Ancient DNA Reveals Why Gorilla-sized Lemurs Became Extinct on Madagascar

First Posted: Dec 17, 2014 10:45 AM EST

Ancient DNA may explain why giant lemurs became extinct. Scientists have taken a closer look at the bones and teeth of giant lemurs that lived thousands of years ago and have found a bit more about these now-extinct animals.

Madagascar hosts many unusual animals and in the past, massive lemurs once roamed the island. In fact, one particular species tipped the scales at 350 pounds, which is as large as a male gorilla.

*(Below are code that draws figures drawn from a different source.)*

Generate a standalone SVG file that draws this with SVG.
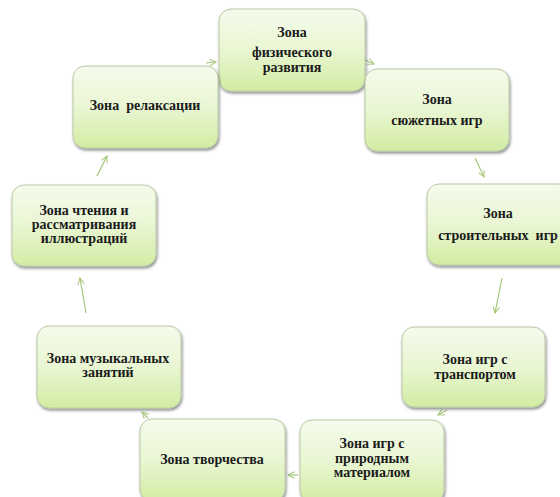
<svg xmlns="http://www.w3.org/2000/svg" width="560" height="497" viewBox="0 0 560 497">
<defs>
<linearGradient id="g" x1="0" y1="0" x2="0" y2="1">
<stop offset="0" stop-color="#f5fbec"/>
<stop offset="0.5" stop-color="#e9f6d3"/>
<stop offset="1" stop-color="#d2eca2"/>
</linearGradient>
<filter id="sh" x="-10%" y="-10%" width="125%" height="130%">
<feGaussianBlur in="SourceAlpha" stdDeviation="1.5"/>
<feOffset dx="1" dy="2" result="b"/>
<feComponentTransfer><feFuncA type="linear" slope="0.45"/></feComponentTransfer>
<feMerge><feMergeNode/><feMergeNode in="SourceGraphic"/></feMerge>
</filter>
<marker id="ah" viewBox="0 0 10 10" refX="9" refY="5" markerWidth="8" markerHeight="8" orient="auto" markerUnits="userSpaceOnUse">
<path d="M1,1 L9,5 L1,9" fill="none" stroke="#a6c77a" stroke-width="1.3"/>
</marker>
</defs>
<style>
.box{fill:url(#g);stroke:#bac9a6;stroke-width:1;filter:url(#sh)}
.t{font-family:"Liberation Serif","Times New Roman",serif;font-weight:bold;font-size:14px;fill:#1a1a1a;text-anchor:middle}
.c{fill:none;stroke:#a6c77a;stroke-width:1.2;marker-end:url(#ah)}
</style>
<rect width="560" height="497" fill="#ffffff"/>
<g id="connectors">
<line class="c" x1="365" y1="60" x2="374" y2="64"/>
<line class="c" x1="475" y1="158" x2="484" y2="177"/>
<line class="c" x1="502" y1="278" x2="495" y2="313"/>
<line class="c" x1="447" y1="410" x2="438" y2="415"/>
<line class="c" x1="298" y1="475" x2="288" y2="475"/>
<line class="c" x1="148" y1="418" x2="142" y2="412"/>
<line class="c" x1="86" y1="313" x2="80" y2="278"/>
<line class="c" x1="97" y1="176" x2="107" y2="156"/>
<line class="c" x1="206" y1="63" x2="216" y2="62"/>
</g>
<g id="n1"><rect class="box" x="219" y="9" width="146" height="82" rx="12"/>
<text class="t" x="292" y="37">Зона</text><text class="t" x="292" y="57">физического</text><text class="t" x="292" y="72">развития</text></g>
<g id="n2"><rect class="box" x="365" y="69" width="144" height="82" rx="12"/>
<text class="t" x="437" y="104">Зона</text><text class="t" x="437" y="125">сюжетных игр</text></g>
<g id="n3"><rect class="box" x="427" y="184" width="144" height="81" rx="12"/>
<text class="t" x="498" y="218">Зона</text><text class="t" x="498" y="240" xml:space="preserve">строительных  игр</text></g>
<g id="n4"><rect class="box" x="402" y="327" width="143" height="80" rx="12"/>
<text class="t" x="475" y="364">Зона игр с</text><text class="t" x="475" y="379">транспортом</text></g>
<g id="n5"><rect class="box" x="300" y="420" width="144" height="82" rx="12"/>
<text class="t" x="372" y="448">Зона игр с</text><text class="t" x="372" y="463">природным</text><text class="t" x="372" y="477">материалом</text></g>
<g id="n6"><rect class="box" x="140" y="419" width="145" height="82" rx="12"/>
<text class="t" x="212" y="464">Зона творчества</text></g>
<g id="n7"><rect class="box" x="37" y="326" width="144" height="82" rx="12"/>
<text class="t" x="108" y="363">Зона музыкальных</text><text class="t" x="108" y="377">занятий</text></g>
<g id="n8"><rect class="box" x="12" y="185" width="144" height="81" rx="12"/>
<text class="t" x="84" y="215">Зона чтения и</text><text class="t" x="84" y="229">рассматривания</text><text class="t" x="84" y="243">иллюстраций</text></g>
<g id="n9"><rect class="box" x="73" y="66" width="145" height="82" rx="12"/>
<text class="t" x="145" y="110" xml:space="preserve">Зона  релаксации</text></g>
</svg>
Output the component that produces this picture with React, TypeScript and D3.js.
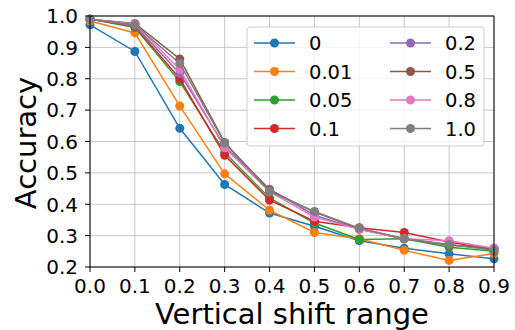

Most researchers believe that humans played a role in the extinction of giant lemurs by hunting them for food and forcing them out of habitats. Yet their DNA may provide another explanation. It's possible that giant lemurs were more prone to extinction than smaller-bodied species due to their smaller population sizes.

The scientists examined genetic material that they extracted from lemur bones and teeth that dated back from 550 to 5,600 years ago. These specimens represented five extinct lemur species that all died after human arrival; these included the giant ruffed lemur, a baboon lemur, a koala lemur and two sloth lemurs. In addition, the scientists included genetic data from eight extant species, including the three largest lemur species still alive today.

In the end, the researchers found that the species that died out had lower genetic diversity that the ones that survived. This means that population numbers were probably smaller.

"Larger-bodied species often need larger territories and are fewer in number than smaller-bodied species," said George Perry, one of the researchers, in a news release. This means that the larger lemurs would have been more susceptible to extinction as human activities took their toll.

That said, the researchers found no link between body size and genetic diversity in lemur species living today. This indicates that body size is less useful for establishing conservation priorities. However, the lemur DNA will enhance understanding of actual population sizes of lemurs before they succumbed to extinction, which may help the scientists develop "extinction alerts" for living lemurs.

The findings are published in the Journal of Human Evolution.